Given instruction: Print the material below exactly as it stands, please, from its first line to the line holding "ax = fig.add_axes([0.134, 0.2175, 0.786, 0.6875])", with no pictures.

** start Data excerpt **

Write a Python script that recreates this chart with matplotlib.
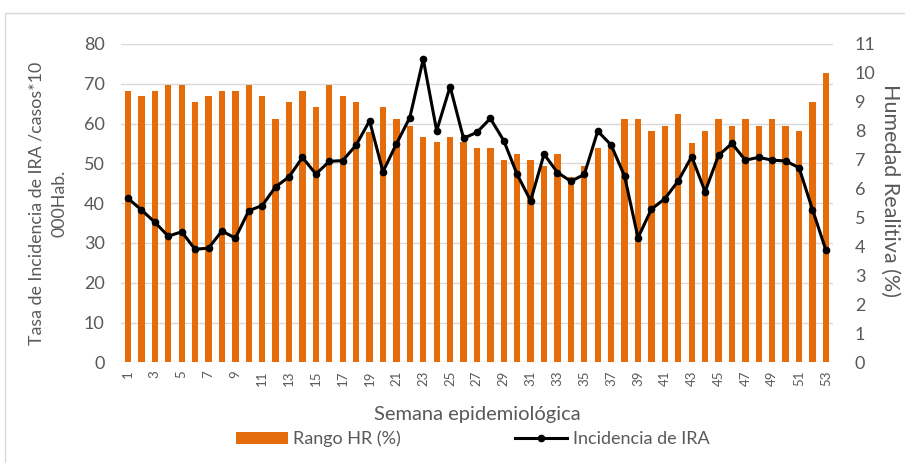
import numpy as np
import matplotlib
matplotlib.use("Agg")
import matplotlib.pyplot as plt
from matplotlib.patches import Rectangle

plt.rcParams['font.family'] = ['Lato', 'DejaVu Sans']

# semanas epidemiologicas 1..53
semanas = list(range(1, 54))

# Rango HR (%) por semana
rango_hr = [68.3, 66.9, 68.3, 69.8, 69.8, 65.5, 66.9, 68.3, 68.3, 69.8,
            66.9, 61.1, 65.5, 68.3, 64.1, 69.8, 66.9, 65.5, 58.0, 64.1,
            61.1, 59.5, 56.7, 55.3, 56.7, 55.3, 53.9, 53.9, 50.8, 52.3,
            50.8, 49.4, 52.3, 46.6, 49.4, 53.9, 53.9, 61.1, 61.1, 58.1,
            59.5, 62.5, 55.2, 58.1, 61.1, 59.5, 61.1, 59.5, 61.1, 59.5,
            58.1, 65.5, 72.8]

# Incidencia de IRA por semana
incidencia_ira = [41.2, 38.3, 35.2, 31.7, 32.8, 28.4, 28.7, 33.0, 31.2, 38.1,
                  39.4, 44.1, 46.6, 51.5, 47.3, 50.5, 50.7, 54.6, 60.7, 47.9,
                  54.9, 61.5, 76.2, 58.2, 69.3, 56.3, 57.8, 61.3, 55.7, 47.2,
                  40.6, 52.3, 47.7, 45.5, 47.2, 58.1, 54.6, 46.8, 31.3, 38.5,
                  41.1, 45.6, 51.7, 42.9, 52.0, 55.0, 50.8, 51.5, 50.8, 50.6,
                  48.9, 38.4, 28.2]

gris_texto = '#595959'
naranja = '#E46C0A'

fig = plt.figure(figsize=(9.05, 4.63), dpi=100)
ax = fig.add_axes([0.134, 0.2175, 0.786, 0.6875])

x = np.arange(len(semanas))
barras = ax.bar(x, rango_hr, width=0.47, color=naranja, zorder=2, label='Rango HR (%)')
linea, = ax.plot(x, incidencia_ira, color='black', lw=2.2, marker='o', ms=4.5,
                 zorder=3, label='Incidencia de IRA')

ax.set_xlim(-0.5, len(semanas) - 0.5)
ax.set_ylim(0, 80)
ax.set_yticks(range(0, 81, 10))
ax.yaxis.grid(True, color='#D9D9D9', lw=1, zorder=0)
ax.set_axisbelow(True)
for s in ax.spines.values():
    s.set_visible(False)
ax.tick_params(axis='y', length=0, pad=12, labelsize=13, labelcolor=gris_texto)
ax.set_xticks(x[::2])
ax.set_xticklabels([str(s) for s in semanas[::2]], rotation=90)
ax.tick_params(axis='x', length=0, pad=6, labelsize=9.5, labelcolor=gris_texto)

ax.set_ylabel('Tasa de Incidencia de IRA /casos*10\n000Hab.', fontsize=12.8,
              color=gris_texto, linespacing=1.5, multialignment='center')
ax.yaxis.set_label_coords(-0.076, 0.5)
ax.set_xlabel('Semana epidemiológica', fontsize=14.5, color=gris_texto, labelpad=14)

ax2 = ax.twinx()
ax2.set_ylim(0, 11)
ax2.set_yticks(range(0, 12))
for s in ax2.spines.values():
    s.set_visible(False)
ax2.tick_params(axis='y', length=0, pad=16, labelsize=13, labelcolor=gris_texto)
ax2.set_ylabel('Humedad Realitiva (%)', fontsize=15.5, color=gris_texto,
               rotation=270, labelpad=20)
ax2.yaxis.set_label_coords(1.095, 0.54)

leg = fig.legend(handles=[barras, linea], loc='center', ncol=2,
                 bbox_to_anchor=(0.522, 0.052), frameon=False, fontsize=13,
                 handlelength=2.9, handletextpad=0.3, columnspacing=6.3)
for t in leg.get_texts():
    t.set_color(gris_texto)

# marco del grafico
fig.add_artist(Rectangle((5 / 905, -0.01), 1.0, 1 - 13 / 463 + 0.01,
                         transform=fig.transFigure, fill=False,
                         edgecolor='#D9D9D9', lw=1))

fig.savefig('out.png', dpi=100)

** end Data excerpt **

Reply:
Write a Python script that recreates this chart with matplotlib.
import numpy as np
import matplotlib
matplotlib.use("Agg")
import matplotlib.pyplot as plt
from matplotlib.patches import Rectangle

plt.rcParams['font.family'] = ['Lato', 'DejaVu Sans']

# semanas epidemiologicas 1..53
semanas = list(range(1, 54))

# Rango HR (%) por semana
rango_hr = [68.3, 66.9, 68.3, 69.8, 69.8, 65.5, 66.9, 68.3, 68.3, 69.8,
            66.9, 61.1, 65.5, 68.3, 64.1, 69.8, 66.9, 65.5, 58.0, 64.1,
            61.1, 59.5, 56.7, 55.3, 56.7, 55.3, 53.9, 53.9, 50.8, 52.3,
            50.8, 49.4, 52.3, 46.6, 49.4, 53.9, 53.9, 61.1, 61.1, 58.1,
            59.5, 62.5, 55.2, 58.1, 61.1, 59.5, 61.1, 59.5, 61.1, 59.5,
            58.1, 65.5, 72.8]

# Incidencia de IRA por semana
incidencia_ira = [41.2, 38.3, 35.2, 31.7, 32.8, 28.4, 28.7, 33.0, 31.2, 38.1,
                  39.4, 44.1, 46.6, 51.5, 47.3, 50.5, 50.7, 54.6, 60.7, 47.9,
                  54.9, 61.5, 76.2, 58.2, 69.3, 56.3, 57.8, 61.3, 55.7, 47.2,
                  40.6, 52.3, 47.7, 45.5, 47.2, 58.1, 54.6, 46.8, 31.3, 38.5,
                  41.1, 45.6, 51.7, 42.9, 52.0, 55.0, 50.8, 51.5, 50.8, 50.6,
                  48.9, 38.4, 28.2]

gris_texto = '#595959'
naranja = '#E46C0A'

fig = plt.figure(figsize=(9.05, 4.63), dpi=100)
ax = fig.add_axes([0.134, 0.2175, 0.786, 0.6875])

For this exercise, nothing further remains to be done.